Task instructions » Pull every line containing "this" from the entries.
◇ ◇ ◇ ◇ ◇
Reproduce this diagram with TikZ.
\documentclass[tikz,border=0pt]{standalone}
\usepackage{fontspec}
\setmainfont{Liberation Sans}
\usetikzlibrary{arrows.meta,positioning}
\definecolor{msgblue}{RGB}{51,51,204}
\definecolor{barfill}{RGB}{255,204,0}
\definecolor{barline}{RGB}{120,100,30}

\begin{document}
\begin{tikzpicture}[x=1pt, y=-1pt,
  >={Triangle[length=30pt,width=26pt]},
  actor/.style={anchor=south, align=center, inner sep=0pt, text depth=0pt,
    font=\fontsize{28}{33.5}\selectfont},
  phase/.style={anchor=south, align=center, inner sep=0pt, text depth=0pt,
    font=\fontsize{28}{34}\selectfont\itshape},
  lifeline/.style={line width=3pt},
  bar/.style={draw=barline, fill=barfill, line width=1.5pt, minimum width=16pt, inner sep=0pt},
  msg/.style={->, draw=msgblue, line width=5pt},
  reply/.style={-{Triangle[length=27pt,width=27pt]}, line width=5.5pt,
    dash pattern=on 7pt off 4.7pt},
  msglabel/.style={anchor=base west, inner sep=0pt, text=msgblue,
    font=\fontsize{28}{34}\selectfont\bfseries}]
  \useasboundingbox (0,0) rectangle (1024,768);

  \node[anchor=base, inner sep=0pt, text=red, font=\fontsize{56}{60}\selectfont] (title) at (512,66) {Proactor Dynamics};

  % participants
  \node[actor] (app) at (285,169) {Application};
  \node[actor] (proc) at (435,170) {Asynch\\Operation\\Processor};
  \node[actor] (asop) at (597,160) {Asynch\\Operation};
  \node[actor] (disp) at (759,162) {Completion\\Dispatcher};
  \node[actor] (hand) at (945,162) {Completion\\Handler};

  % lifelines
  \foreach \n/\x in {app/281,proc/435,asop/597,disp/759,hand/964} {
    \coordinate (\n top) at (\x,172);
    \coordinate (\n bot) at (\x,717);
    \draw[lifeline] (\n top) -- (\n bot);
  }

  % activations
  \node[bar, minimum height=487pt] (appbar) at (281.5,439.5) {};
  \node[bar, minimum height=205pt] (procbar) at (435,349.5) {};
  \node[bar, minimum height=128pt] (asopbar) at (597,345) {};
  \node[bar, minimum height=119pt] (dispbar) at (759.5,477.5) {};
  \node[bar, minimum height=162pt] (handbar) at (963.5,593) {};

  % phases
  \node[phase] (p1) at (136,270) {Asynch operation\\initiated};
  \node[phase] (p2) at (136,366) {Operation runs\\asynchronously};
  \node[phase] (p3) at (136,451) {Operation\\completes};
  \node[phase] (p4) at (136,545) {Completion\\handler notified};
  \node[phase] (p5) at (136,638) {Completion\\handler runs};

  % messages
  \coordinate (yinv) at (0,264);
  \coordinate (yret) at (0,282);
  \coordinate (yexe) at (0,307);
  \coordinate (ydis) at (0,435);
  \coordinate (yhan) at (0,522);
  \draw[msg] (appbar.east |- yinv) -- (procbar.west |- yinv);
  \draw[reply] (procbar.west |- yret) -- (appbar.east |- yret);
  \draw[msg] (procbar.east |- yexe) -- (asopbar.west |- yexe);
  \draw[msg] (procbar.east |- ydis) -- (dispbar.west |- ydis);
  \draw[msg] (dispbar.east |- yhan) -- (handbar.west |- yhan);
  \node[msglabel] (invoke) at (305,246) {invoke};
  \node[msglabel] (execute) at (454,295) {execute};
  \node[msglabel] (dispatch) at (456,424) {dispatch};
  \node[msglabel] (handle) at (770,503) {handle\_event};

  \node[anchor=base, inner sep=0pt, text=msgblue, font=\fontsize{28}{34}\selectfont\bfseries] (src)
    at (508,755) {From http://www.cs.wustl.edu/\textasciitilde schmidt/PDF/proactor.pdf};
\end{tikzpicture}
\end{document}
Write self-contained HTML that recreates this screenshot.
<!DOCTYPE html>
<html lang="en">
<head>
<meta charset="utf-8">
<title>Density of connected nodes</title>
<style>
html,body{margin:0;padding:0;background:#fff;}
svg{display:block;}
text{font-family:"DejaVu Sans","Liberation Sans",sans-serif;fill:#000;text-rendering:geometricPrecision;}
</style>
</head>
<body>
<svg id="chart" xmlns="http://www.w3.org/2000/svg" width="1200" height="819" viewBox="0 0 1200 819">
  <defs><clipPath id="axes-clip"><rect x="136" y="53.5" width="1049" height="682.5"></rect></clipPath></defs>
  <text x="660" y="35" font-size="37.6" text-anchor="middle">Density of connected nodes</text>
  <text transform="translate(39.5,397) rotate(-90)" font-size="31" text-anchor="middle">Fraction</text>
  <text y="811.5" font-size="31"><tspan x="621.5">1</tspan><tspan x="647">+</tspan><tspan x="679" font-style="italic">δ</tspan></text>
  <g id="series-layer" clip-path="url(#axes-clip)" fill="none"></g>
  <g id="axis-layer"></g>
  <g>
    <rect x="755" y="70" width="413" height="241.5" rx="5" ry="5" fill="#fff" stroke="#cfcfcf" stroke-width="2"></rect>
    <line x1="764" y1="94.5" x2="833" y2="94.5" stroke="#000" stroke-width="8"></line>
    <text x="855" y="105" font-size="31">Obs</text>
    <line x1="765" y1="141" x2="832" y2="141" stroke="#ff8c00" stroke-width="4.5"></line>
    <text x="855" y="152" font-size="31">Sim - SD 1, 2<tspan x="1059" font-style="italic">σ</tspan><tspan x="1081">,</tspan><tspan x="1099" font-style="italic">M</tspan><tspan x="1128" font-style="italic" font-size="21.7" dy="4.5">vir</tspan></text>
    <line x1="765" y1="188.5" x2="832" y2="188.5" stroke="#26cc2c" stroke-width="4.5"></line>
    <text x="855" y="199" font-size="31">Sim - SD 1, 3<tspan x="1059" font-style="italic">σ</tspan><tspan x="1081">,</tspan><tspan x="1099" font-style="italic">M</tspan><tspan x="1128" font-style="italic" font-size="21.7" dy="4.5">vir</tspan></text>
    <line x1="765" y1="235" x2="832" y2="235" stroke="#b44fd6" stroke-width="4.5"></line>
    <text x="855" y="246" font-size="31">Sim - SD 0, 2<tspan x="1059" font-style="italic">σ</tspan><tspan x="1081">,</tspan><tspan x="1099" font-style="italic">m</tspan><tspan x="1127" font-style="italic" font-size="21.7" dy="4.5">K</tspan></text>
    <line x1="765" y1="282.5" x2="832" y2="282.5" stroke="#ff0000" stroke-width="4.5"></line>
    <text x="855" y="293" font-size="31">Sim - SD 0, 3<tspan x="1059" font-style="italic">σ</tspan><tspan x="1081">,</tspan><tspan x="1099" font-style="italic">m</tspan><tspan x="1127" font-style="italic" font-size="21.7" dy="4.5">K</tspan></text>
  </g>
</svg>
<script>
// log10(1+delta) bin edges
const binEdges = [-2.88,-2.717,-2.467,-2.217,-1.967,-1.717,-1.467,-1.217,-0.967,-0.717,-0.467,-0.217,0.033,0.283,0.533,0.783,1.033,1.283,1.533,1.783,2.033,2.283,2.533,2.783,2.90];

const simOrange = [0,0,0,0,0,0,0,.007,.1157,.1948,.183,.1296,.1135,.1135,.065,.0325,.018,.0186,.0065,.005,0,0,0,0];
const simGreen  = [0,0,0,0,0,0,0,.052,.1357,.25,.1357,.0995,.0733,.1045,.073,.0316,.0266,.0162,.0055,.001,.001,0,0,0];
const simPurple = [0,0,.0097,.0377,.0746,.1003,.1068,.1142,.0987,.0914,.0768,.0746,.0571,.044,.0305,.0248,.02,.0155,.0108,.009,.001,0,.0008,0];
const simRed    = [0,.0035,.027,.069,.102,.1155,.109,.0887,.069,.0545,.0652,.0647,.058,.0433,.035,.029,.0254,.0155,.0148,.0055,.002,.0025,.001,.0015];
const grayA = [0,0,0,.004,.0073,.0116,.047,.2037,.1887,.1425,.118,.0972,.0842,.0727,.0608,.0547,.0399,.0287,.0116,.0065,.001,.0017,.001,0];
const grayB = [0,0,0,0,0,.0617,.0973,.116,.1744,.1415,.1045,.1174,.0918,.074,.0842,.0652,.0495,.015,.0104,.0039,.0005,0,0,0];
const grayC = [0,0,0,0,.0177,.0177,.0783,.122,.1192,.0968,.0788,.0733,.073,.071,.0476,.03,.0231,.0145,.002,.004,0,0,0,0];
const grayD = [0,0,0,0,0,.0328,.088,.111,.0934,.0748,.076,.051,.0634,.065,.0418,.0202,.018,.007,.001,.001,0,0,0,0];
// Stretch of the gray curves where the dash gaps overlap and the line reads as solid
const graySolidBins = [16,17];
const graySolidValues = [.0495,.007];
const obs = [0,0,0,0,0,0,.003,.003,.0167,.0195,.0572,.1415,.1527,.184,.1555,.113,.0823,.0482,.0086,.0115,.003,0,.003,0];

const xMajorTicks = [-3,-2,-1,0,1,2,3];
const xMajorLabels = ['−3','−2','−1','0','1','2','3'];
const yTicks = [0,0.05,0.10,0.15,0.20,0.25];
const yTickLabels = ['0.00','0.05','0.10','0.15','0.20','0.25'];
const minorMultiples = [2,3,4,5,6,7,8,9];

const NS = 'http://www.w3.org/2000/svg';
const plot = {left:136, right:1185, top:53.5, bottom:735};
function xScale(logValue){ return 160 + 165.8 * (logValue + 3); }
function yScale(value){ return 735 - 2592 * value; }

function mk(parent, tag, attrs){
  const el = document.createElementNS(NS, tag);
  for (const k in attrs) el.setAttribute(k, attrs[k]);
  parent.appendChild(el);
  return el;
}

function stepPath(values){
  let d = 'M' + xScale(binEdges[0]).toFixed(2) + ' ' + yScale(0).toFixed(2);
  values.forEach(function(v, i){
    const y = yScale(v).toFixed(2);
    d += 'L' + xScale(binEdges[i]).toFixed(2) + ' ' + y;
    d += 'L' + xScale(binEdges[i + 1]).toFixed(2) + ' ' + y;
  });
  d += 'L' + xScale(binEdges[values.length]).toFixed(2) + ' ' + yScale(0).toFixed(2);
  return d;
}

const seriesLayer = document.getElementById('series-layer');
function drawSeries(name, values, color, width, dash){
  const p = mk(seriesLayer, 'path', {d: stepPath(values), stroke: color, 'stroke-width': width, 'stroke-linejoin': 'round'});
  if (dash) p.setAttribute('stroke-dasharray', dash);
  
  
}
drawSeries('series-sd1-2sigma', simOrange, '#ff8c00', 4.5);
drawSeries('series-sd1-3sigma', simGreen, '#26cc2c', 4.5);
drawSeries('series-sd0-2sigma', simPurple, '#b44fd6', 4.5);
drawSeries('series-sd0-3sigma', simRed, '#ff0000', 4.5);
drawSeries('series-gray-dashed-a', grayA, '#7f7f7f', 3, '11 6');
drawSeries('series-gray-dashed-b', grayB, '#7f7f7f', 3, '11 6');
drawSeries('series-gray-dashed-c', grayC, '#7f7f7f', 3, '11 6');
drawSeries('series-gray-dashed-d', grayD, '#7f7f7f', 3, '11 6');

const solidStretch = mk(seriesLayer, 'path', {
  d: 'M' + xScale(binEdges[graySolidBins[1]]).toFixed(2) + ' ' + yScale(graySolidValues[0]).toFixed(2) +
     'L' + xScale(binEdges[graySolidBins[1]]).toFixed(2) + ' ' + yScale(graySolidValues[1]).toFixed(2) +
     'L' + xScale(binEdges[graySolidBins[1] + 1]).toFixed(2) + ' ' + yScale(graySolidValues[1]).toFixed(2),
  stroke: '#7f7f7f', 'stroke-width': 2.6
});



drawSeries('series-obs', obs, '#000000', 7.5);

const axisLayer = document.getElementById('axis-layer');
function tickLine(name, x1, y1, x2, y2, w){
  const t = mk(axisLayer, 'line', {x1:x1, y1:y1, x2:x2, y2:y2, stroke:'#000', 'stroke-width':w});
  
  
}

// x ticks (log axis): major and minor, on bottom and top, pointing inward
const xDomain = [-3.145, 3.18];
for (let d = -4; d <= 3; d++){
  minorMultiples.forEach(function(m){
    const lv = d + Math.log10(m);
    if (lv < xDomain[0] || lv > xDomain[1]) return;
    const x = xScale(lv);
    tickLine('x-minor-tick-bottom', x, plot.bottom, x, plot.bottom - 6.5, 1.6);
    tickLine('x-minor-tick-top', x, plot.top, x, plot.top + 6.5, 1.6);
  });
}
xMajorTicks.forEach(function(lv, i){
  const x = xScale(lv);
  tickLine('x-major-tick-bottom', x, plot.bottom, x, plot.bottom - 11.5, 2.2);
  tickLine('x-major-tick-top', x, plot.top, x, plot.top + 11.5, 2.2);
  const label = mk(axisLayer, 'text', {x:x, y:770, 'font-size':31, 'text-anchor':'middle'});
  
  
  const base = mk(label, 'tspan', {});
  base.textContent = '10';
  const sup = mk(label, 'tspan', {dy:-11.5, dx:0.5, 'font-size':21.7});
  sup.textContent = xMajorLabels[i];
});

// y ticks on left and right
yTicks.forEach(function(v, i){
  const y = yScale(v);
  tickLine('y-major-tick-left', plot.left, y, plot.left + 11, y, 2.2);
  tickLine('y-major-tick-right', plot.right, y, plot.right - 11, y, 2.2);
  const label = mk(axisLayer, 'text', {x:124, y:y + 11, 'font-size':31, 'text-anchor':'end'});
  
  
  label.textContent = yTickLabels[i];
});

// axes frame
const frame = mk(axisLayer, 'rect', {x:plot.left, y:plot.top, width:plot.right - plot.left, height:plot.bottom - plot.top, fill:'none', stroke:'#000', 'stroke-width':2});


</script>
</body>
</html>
◇ ◇ ◇ ◇ ◇
Output of the exercise »
Reproduce this diagram with TikZ.
Write self-contained HTML that recreates this screenshot.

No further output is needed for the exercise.